In my understanding of power, I see a link between power relations on the micro-level and institutions, or, regimes of accumulation. The way I combine Foucault’s understanding of power with that of Marx can be summarized as follows:
1. A political strategy, or an economic regime, consists of institutionalized technologies of power. Their strength depends on how many different, mutually reinforcing technologies of power can be combined institutionally.
2. New political/economic projects emerge when current structures are modified. They imply decentralized relations of power and new technologies of power.
3. Social change does not come from taking over existing institutions but from institutionalizing new technologies of power. This entails new forms of production, governance, and social relationships as well as the creation of new forms of knowledge, values, and norms.
4. Technologies of power form a bridge between our consciousness (our knowledge of the world) and material reality.

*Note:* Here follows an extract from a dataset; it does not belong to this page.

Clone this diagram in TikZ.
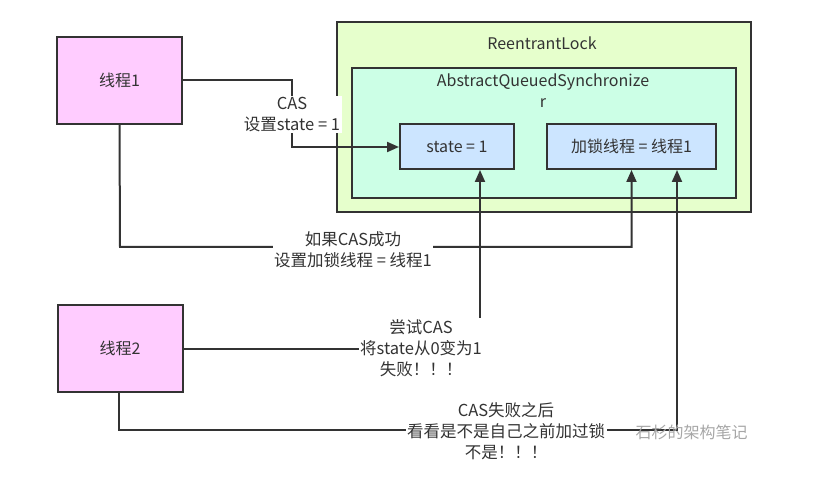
\documentclass[tikz,border=0pt]{standalone}
\usepackage{fontspec}
\setmainfont{Noto Sans CJK SC}
\usetikzlibrary{arrows.meta}
\definecolor{pinkfill}{HTML}{FFCCFF}
\definecolor{lockfill}{HTML}{E6FFCC}
\definecolor{aqsfill}{HTML}{CCFFE6}
\definecolor{bluefill}{HTML}{CCE5FF}
\definecolor{edgecol}{HTML}{333333}
\definecolor{textcol}{HTML}{333333}
\begin{document}
\begin{tikzpicture}[x=1pt,y=-1pt,
  box/.style={draw=edgecol,line width=2pt,rectangle,inner sep=0pt,text=textcol,font=\fontsize{16}{21}\selectfont},
  thread/.style={box,fill=pinkfill,minimum width=125pt,minimum height=87pt},
  field/.style={box,fill=bluefill,minimum height=45pt},
  conn/.style={draw=edgecol,line width=2pt,-{Triangle[length=12pt,width=10pt]}},
  lbl/.style={fill=white,inner sep=1.5pt,align=center,text=textcol,font=\fontsize{16.5}{21}\selectfont}]
\useasboundingbox (0,0) rectangle (813,478);
% containers
\node[box,fill=lockfill,minimum width=414pt,minimum height=190pt] (lock) at (544,117) {};
\node[text=textcol,font=\fontsize{16}{21}\selectfont] (locktitle) at (542,43) {ReentrantLock};
\node[box,fill=aqsfill,minimum width=384pt,minimum height=130pt] (aqs) at (544,133) {};
\node[text=textcol,align=center,font=\fontsize{16}{21}\selectfont] (aqstitle) at (543,91) {AbstractQueuedSynchronize\\r};
% fields
\node[field,minimum width=114pt] (state) at (457,146.5) {state = 1};
\node[field,minimum width=169pt] (owner) at (631.5,146.5) {加锁线程 = 线程1};
% threads
\node[thread] (t1) at (119.5,80.5) {线程1};
\node[thread] (t2) at (120,348) {线程2};
% connectors
\coordinate (c1a) at (292,80);
\coordinate (c1b) at (292,147);
\draw[conn] (t1.east |- c1a) -- (c1a) -- (c1b) -- (state.west |- c1b);
\node[lbl] (l1) at (292,114.5) {CAS\\设置state = 1};

\coordinate (c2a) at (120,247);
\draw[conn] (t1.south) -- (c2a) -| (owner.south);
\node[lbl] (l2) at (353,249.5) {如果CAS成功\\设置加锁线程 = 线程1};

\coordinate (c3a) at (480,349);
\draw[conn] (t2.east |- c3a) -- (c3a) -- (c3a |- state.south);
\node[lbl] (l3) at (421,348.5) {尝试CAS\\将state从0变为1\\失败！！！};

\coordinate (c4a) at (119,430);
\coordinate (c4b) at (677,430);
\draw[conn] (t2.south -| c4a) -- (c4a) -- (c4b) -- (c4b |- owner.south);
\node[lbl] (l4) at (506,431) {CAS失败之后\\看看是不是自己之前加过锁\\不是！！！};
% watermark
\node[text=gray!70,font=\fontsize{16}{21}\selectfont,anchor=west] (wm) at (632,432) {石杉的架构笔记};
\end{tikzpicture}
\end{document}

When it comes to resistance and counterpower, I think we need to combine historical materialism (a political-economic macro-perspective) with a Foucauldian approach (a sociological micro-perspective). We must consider global systems as well as the local effects of power. Althusser’s structuralism and economic determinism were challenged by Foucault and other poststructuralists, when the French orthodox left proved itself incapable of seizing the revolutionary moment of May 1968. In my view, this was an unrealistic hope, but that’s beside the point. Foucault was not only an academic, but also a militant (something often forgotten by the postmodern academics who worship him). But it is important to note that Foucault did not question Marxist and Maoist theory, but the failure of communist organizations to deliver the goods, namely revolution.
It is open to debate whether poststructuralism—with its focus on loose organizing, fragmentation, multiplicity, identity politics, and localization—contributes much to making revolution possible, but that does not mean Foucault’s analysis of power is any the less useful. It certainly helps us understand power more thoroughly. Of particular importance is Foucault’s insistence that power has not only a structural but also a dynamic dimension. Power is not concentrated in the state alone. It is everywhere. With respect to global neoliberalism this means that it is much more than just transnational corporations, the military, and the police. It is also ideas, cultural traits, consumption patterns, and so forth.
Social change does not come just from storming the Winter Palace; for real social change, power must be exercised differently.